The "vidhi" aspect of Gaudiya Vaishnavism changes significantly after Gopala Bhatta, who is still trying to find legitimacy for GV in the context of Puranic and Pancharatrik Vaishnavism. With the rise of raganuga bhakti as it developed in practice in Braj, with Siddha Krishna Das playing a significant role in this, the orientation of GV discipline turned to astakaliya smaran.
We are still trying to measure Prabodhananda's influence on the sampradaya. We know that Gopala Bhatta was very influential in the development of the Sandarbhas, as he is acknowledged as the inspiration (or according to Srivatsa Goswami) the real author of the Six Sandarbhas.
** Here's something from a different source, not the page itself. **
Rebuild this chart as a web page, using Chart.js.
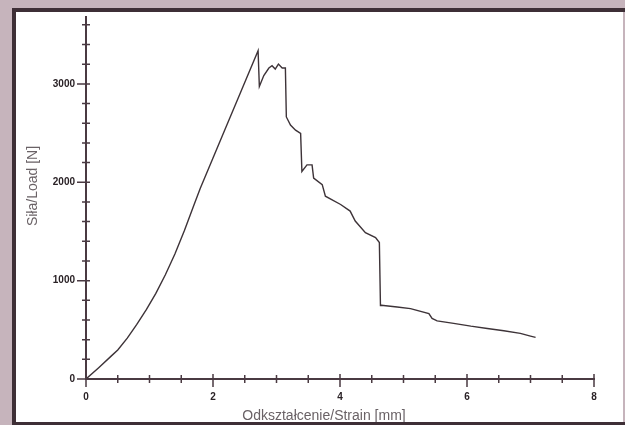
<!DOCTYPE html>
<html>
<head>
<meta charset="utf-8">
<script src="https://cdn.jsdelivr.net/npm/chart.js@4"></script>
<style>
html, body { margin: 0; padding: 0; background: #c6b4bc; }
</style>
</head>
<body>
<canvas id="loadChart" width="625" height="425"></canvas>
<script>
// odkształcenie [mm] / siła [N]
const strain = [0, 0.2, 0.4, 0.5, 0.65, 0.8, 0.95, 1.1, 1.25, 1.4, 1.55, 1.7, 1.8, 2.0, 2.19, 2.45,
    2.71, 2.73, 2.8, 2.88, 2.93, 2.98, 3.03, 3.09, 3.14, 3.155, 3.22, 3.3, 3.38, 3.4, 3.48, 3.56, 3.585,
    3.72, 3.77, 4.01, 4.16, 4.24, 4.4, 4.56, 4.62, 4.637, 4.65, 4.9, 5.11, 5.4, 5.45, 5.53, 5.79, 6.06,
    6.32, 6.58, 6.84, 7.0, 7.08];
const load = [0, 115, 235, 295, 415, 555, 705, 870, 1060, 1270, 1510, 1770, 1940, 2247, 2539, 2938,
    3337, 2974, 3085, 3161, 3185, 3151, 3202, 3161, 3161, 2664, 2581, 2530, 2496, 2110, 2177, 2177, 2042,
    1976, 1858, 1774, 1707, 1606, 1488, 1437, 1387, 748, 749, 732, 716, 665, 615, 591, 565, 537,
    514, 490, 464, 436, 423];

const xTicks = [0, 0.5, 1, 1.5, 2, 2.5, 3, 3.5, 4, 4.5, 5, 5.5, 6, 6.5, 7, 7.5, 8];
const yTicks = [0, 200, 400, 600, 800, 1000, 1200, 1400, 1600, 1800, 2000, 2200, 2400, 2600, 2800, 3000,
    3200, 3400, 3600];
const xLabels = [0, 2, 4, 6, 8];
const yLabels = [0, 1000, 2000, 3000];
const xTitle = 'Odkształcenie/Strain [mm]';
const yTitle = 'Siła/Load [N]';

const axisColor = '#4a3a42';
const tickFont = { family: "'Liberation Sans Narrow', 'Liberation Sans', Arial", size: 10, weight: 'bold' };

// ramka + tło jak na skanie
const framePlugin = {
    id: 'frame',
    beforeDraw(chart) {
        const c = chart.ctx;
        c.save();
        c.fillStyle = '#c6b4bc';
        c.fillRect(0, 0, chart.width, chart.height);
        c.fillStyle = '#ffffff';
        c.fillRect(16, 12, 607, 410);
        c.restore();
    },
    afterDraw(chart) {
        const c = chart.ctx;
        c.save();
        // podpisy osi
        c.fillStyle = '#6a6266';
        c.font = "14px 'Liberation Sans', Arial";
        c.textAlign = 'center';
        c.textBaseline = 'middle';
        c.fillText(xTitle, 324, 416);
        c.translate(33, 186);
        c.rotate(-Math.PI / 2);
        c.fillText(yTitle, 0, 0);
        c.restore();

        c.save();
        c.fillStyle = '#3e2f36';
        c.fillRect(12, 8, 4, 417);
        c.fillRect(12, 8, 613, 4);
        c.fillRect(12, 422, 613, 3);
        c.restore();
    }
};

// kreski podziałki przecinające osie
const crossTicks = {
    id: 'crossTicks',
    afterDraw(chart) {
        const c = chart.ctx;
        const xs = chart.scales.x, ys = chart.scales.y;
        const x0 = xs.getPixelForValue(0), y0 = ys.getPixelForValue(0);
        c.save();
        c.strokeStyle = axisColor;
        c.lineWidth = 1.5;
        c.beginPath();
        xTicks.forEach(v => {
            const px = xs.getPixelForValue(v);
            const major = xLabels.includes(v);
            c.moveTo(px, y0 - (major ? 5 : 4));
            c.lineTo(px, y0 + (major ? 8 : 4));
        });
        yTicks.forEach(v => {
            const py = ys.getPixelForValue(v);
            const major = yLabels.includes(v);
            c.moveTo(x0 - (major ? 9 : 4), py);
            c.lineTo(x0 + 4, py);
        });
        c.stroke();
        c.restore();
    }
};

const ctx = document.getElementById('loadChart').getContext('2d');
const loadChart = new Chart(ctx, {
    type: 'line',
    data: {
        datasets: [{
            data: strain.map((s, i) => ({ x: s, y: load[i] })),
            borderColor: '#3d3338',
            borderWidth: 1.4,
            pointRadius: 0,
            tension: 0,
            fill: false
        }]
    },
    options: {
        responsive: false,
        animation: false,
        layout: { padding: { left: 0, top: 14, right: 31, bottom: 0 } },
        plugins: { legend: { display: false }, tooltip: { enabled: false } },
        scales: {
            x: {
                type: 'linear',
                min: 0,
                max: 8,
                afterBuildTicks: s => { s.ticks = xTicks.map(v => ({ value: v })); },
                afterFit: s => { s.height = 46; },
                grid: { display: false, drawTicks: false },
                border: { display: true, color: axisColor, width: 2 },
                ticks: {
                    autoSkip: false,
                    maxRotation: 0,
                    padding: 12,
                    color: '#2a2226',
                    font: tickFont,
                    callback: v => xLabels.includes(v) ? String(v) : ''
                }
            },
            y: {
                min: 0,
                max: 3680,
                afterBuildTicks: s => { s.ticks = yTicks.map(v => ({ value: v })); },
                afterFit: s => { s.width = 86; },
                grid: { display: false, drawTicks: false },
                border: { display: true, color: axisColor, width: 2 },
                ticks: {
                    autoSkip: false,
                    padding: 11,
                    color: '#2a2226',
                    font: tickFont,
                    callback: v => yLabels.includes(v) ? String(v) : ''
                }
            }
        }
    },
    plugins: [framePlugin, crossTicks]
});
</script>
</body>
</html>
The only work that we can see a direct connection between Prabodhananda and Jiva, however, is in the commentaries to the Gopala Tapani Upanishad. This is significant, however, as it indicates that Prabodhananda may well have been the source for much more theological content than he is generally given credit for. It may well be that his relation with Harivams set off a different mood in his writing and brought out the ecstatic in him. Or, more likely, revived the sentiments that had first impressed him when he met Chaitanya Mahaprabhu.